- Origin: Nashville/Davidson, Tennessee
- Genres: Christian rock, hard rock, rock
- Years active: 1987–present
- Labels: Regency, Pakaderm, Frontiers
- Past members: Dino Elefante; John Elefante; Dan Needham; Anthony Sallee; Dave Amato;

= Mastedon =

American Christian rock band

Mastedon is a Christian rock band formed by brothers Dino and John Elefante (former lead singer and songwriter of Kansas) in the mid-1980s. The band was formed mainly as a studio project and have released three full-length albums and two stand-alone songs on compilation albums.
Mastedon signed with Italian label Frontiers Records in 2009 and release Mastedon 3.

==History==
The Mastedon "Wasn't It Love" song appeared on 1987 compilation California Metal, which featured tracks by up-and-coming white metal bands from California. The song was written by John and Dino Elefante and described by Cross Rhythms contributor Richard Clark as nascent "some kind of a classic". Mastedon appeared on the California Metal 2 compilation released next year with the song "Get Up". Clark opined that both songs are great examples of AOR music, "the kind of musical excellence that should be, but unfortunately isn't shown on all Christian rock/metal albums". Mastoden's debut, It's A Jungle Out There!, was release in 1989 and received positive reviews from Kerrang! and Metal Force.
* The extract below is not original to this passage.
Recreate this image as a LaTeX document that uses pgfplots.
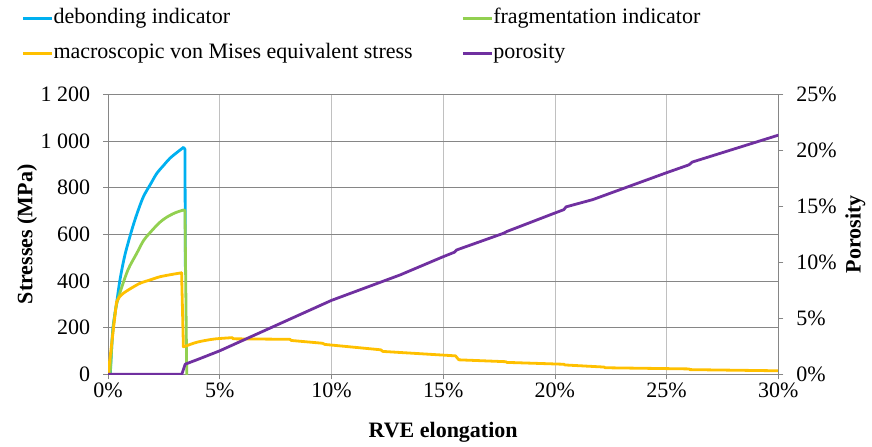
\documentclass[border=0pt]{standalone}
\usepackage{fontspec}
\setmainfont{Liberation Serif}
\usepackage{pgfplots}
\pgfplotsset{compat=1.18}

\definecolor{cblue}{HTML}{00B0F0}
\definecolor{cgreen}{HTML}{92D050}
\definecolor{corange}{HTML}{FFC000}
\definecolor{cpurple}{HTML}{7030A0}
\definecolor{axgray}{HTML}{868686}
\definecolor{gridv}{HTML}{C0C0C0}

\tikzset{lbl/.style={font=\bfseries\fontsize{11}{13}\selectfont, anchor=center}}

\pgfplotsset{
  base/.style={
    scale only axis, width=335.1pt, height=140pt,
    xmin=0, xmax=30,
    /pgf/number format/assume math mode=true,
    tick label style={font=\fontsize{11}{13}\selectfont},
    axis line style={draw=axgray,-},
    tick style={draw=axgray, thin},
    major tick length=2.5pt,
    tick align=outside,
    every axis plot/.append style={line width=1.4pt, line join=round, line cap=round},
  },
}

\begin{document}
\begin{tikzpicture}
\begin{axis}[base, name=ax,
  axis x line*=bottom, axis y line*=left,
  ymin=0, ymax=1200, ytick={0,200,...,1200},
  /pgf/number format/1000 sep={\ },
  xtick={0,5,...,30}, xticklabel={\pgfmathprintnumber{\tick}\%},
  xticklabel style={yshift=1.5pt}, yticklabel style={xshift=-3pt},
  xmajorgrids, ymajorgrids,
  x grid style={gridv, thin}, y grid style={axgray, thin},
  xlabel={RVE elongation}, ylabel={Stresses (MPa)},
  every axis x label/.style={lbl, at={(axis description cs:0.5,-0.207)}},
  every axis y label/.style={lbl, at={(axis description cs:-0.1209,0.5)}, rotate=90},
  legend columns=2,
  legend style={draw=none, fill=none, inner sep=0pt, outer sep=0pt,
    at={(axis description cs:-0.1289,1.305)}, anchor=north west,
    font=\fontsize{11}{13}\selectfont, row sep=7.5pt, column sep=0pt,
    nodes={inner xsep=0pt, inner ysep=0pt, text height=7.5pt, text depth=2.5pt}},
  legend cell align=left,
  legend image code/.code={\draw[#1, line width=1.4pt, line cap=butt] (0pt,0pt) -- (14.5pt,0pt);},
]
% debonding indicator
\addplot[cblue, smooth, tension=0.5] coordinates {
(0.10,0) (0.20,180) (0.31,261) (0.38,304) (0.53,404) (0.75,510) (1.06,618)
(1.30,690) (1.58,761) (1.90,815) (2.18,861) (2.50,897) (2.77,926) (3.10,952)
(3.37,972)
};
\addlegendentry{\makebox[204pt][l]{debonding indicator}}
% fragmentation indicator
\addplot[cgreen, smooth, tension=0.5] coordinates {
(0.09,0) (0.20,170) (0.30,255) (0.38,300) (0.60,370) (0.90,450) (1.28,518)
(1.60,575) (2.00,620) (2.30,650) (2.62,673) (3.00,692) (3.37,704)
};
\addlegendentry{fragmentation indicator}
% macroscopic von Mises equivalent stress
\addplot[corange, smooth, tension=0.5] coordinates {
(0.38,311) (0.50,330) (0.68,347) (1.00,367) (1.43,390) (1.90,405)
(2.32,418) (2.80,427) (3.29,435)
};
\addlegendentry{\makebox[204pt][l]{macroscopic von Mises equivalent stress}}
\addlegendimage{cpurple}
\addlegendentry{porosity}
% drops and remaining segments
\addplot[cblue, forget plot] coordinates {(3.37,972) (3.44,965) (3.46,461)};
\addplot[cgreen, forget plot] coordinates {(3.37,704) (3.44,702) (3.52,0)};
\addplot[corange, forget plot] coordinates {(0,0) (0.38,311)};
\addplot[corange, forget plot] coordinates {(3.29,435) (3.37,118)};
\addplot[corange, smooth, tension=0.5, forget plot] coordinates {
(3.37,118) (3.50,122) (4.00,138) (4.74,151) (5.56,157)
};
\addplot[corange, forget plot] coordinates {
(5.56,157) (5.60,152) (6.80,151) (8.14,150) (8.20,145) (9.60,133) (9.70,128)
(12.20,105) (12.30,98) (15.55,79) (15.70,62) (17.80,54) (17.85,51) (20.40,43)
(20.45,40) (22.20,31) (22.25,28) (26.00,23) (26.05,20) (30.00,15)
};
\end{axis}

\begin{axis}[base,
  axis y line*=right, axis x line=none,
  ymin=0, ymax=25, ytick={0,5,...,25},
  yticklabel={\pgfmathprintnumber{\tick}\%},
  yticklabel style={xshift=3pt},
  ylabel={Porosity},
  every axis y label/.style={lbl, at={(axis description cs:1.1149,0.5)}, rotate=90},
]
% porosity
\addplot[cpurple] coordinates {
(0,0) (3.30,0) (3.45,0.90) (4.11,1.40) (5.00,2.10) (10.00,6.60) (13.07,8.87)
(15.00,10.50) (15.50,10.90) (15.60,11.10) (17.70,12.59) (17.85,12.75)
(20.00,14.40) (20.40,14.70) (20.50,14.95) (21.70,15.60) (25.00,18.00)
(26.00,18.70) (26.15,18.95) (30.00,21.35)
};
\end{axis}

\pgfresetboundingbox
\path[use as bounding box] ([shift={(-54.05pt,-36.35pt)}]ax.south west)
  rectangle ([shift={(46.85pt,47.15pt)}]ax.north east);
\end{tikzpicture}
\end{document}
Clark singled out "Right Hand" as his favorite cut from the album.

==Discography==
- "Wasn't It Love" from California Metal (1987)
- "Get Up" from California Metal II (1988)
- It's a Jungle Out There! (1989) Regency Records
- Lofcaudio (1990) Pakaderm Records
- 3 (2009) [Italy / same as Revolution of Mind (2010)]
- It's a Jungle Out There! 20th Anniversary Edition (2009) [re-release with three bonus tracks]
- Revolution of Mind (as 'John Elefante and Mastedon') (2010) [North America / same as 3 (2009)]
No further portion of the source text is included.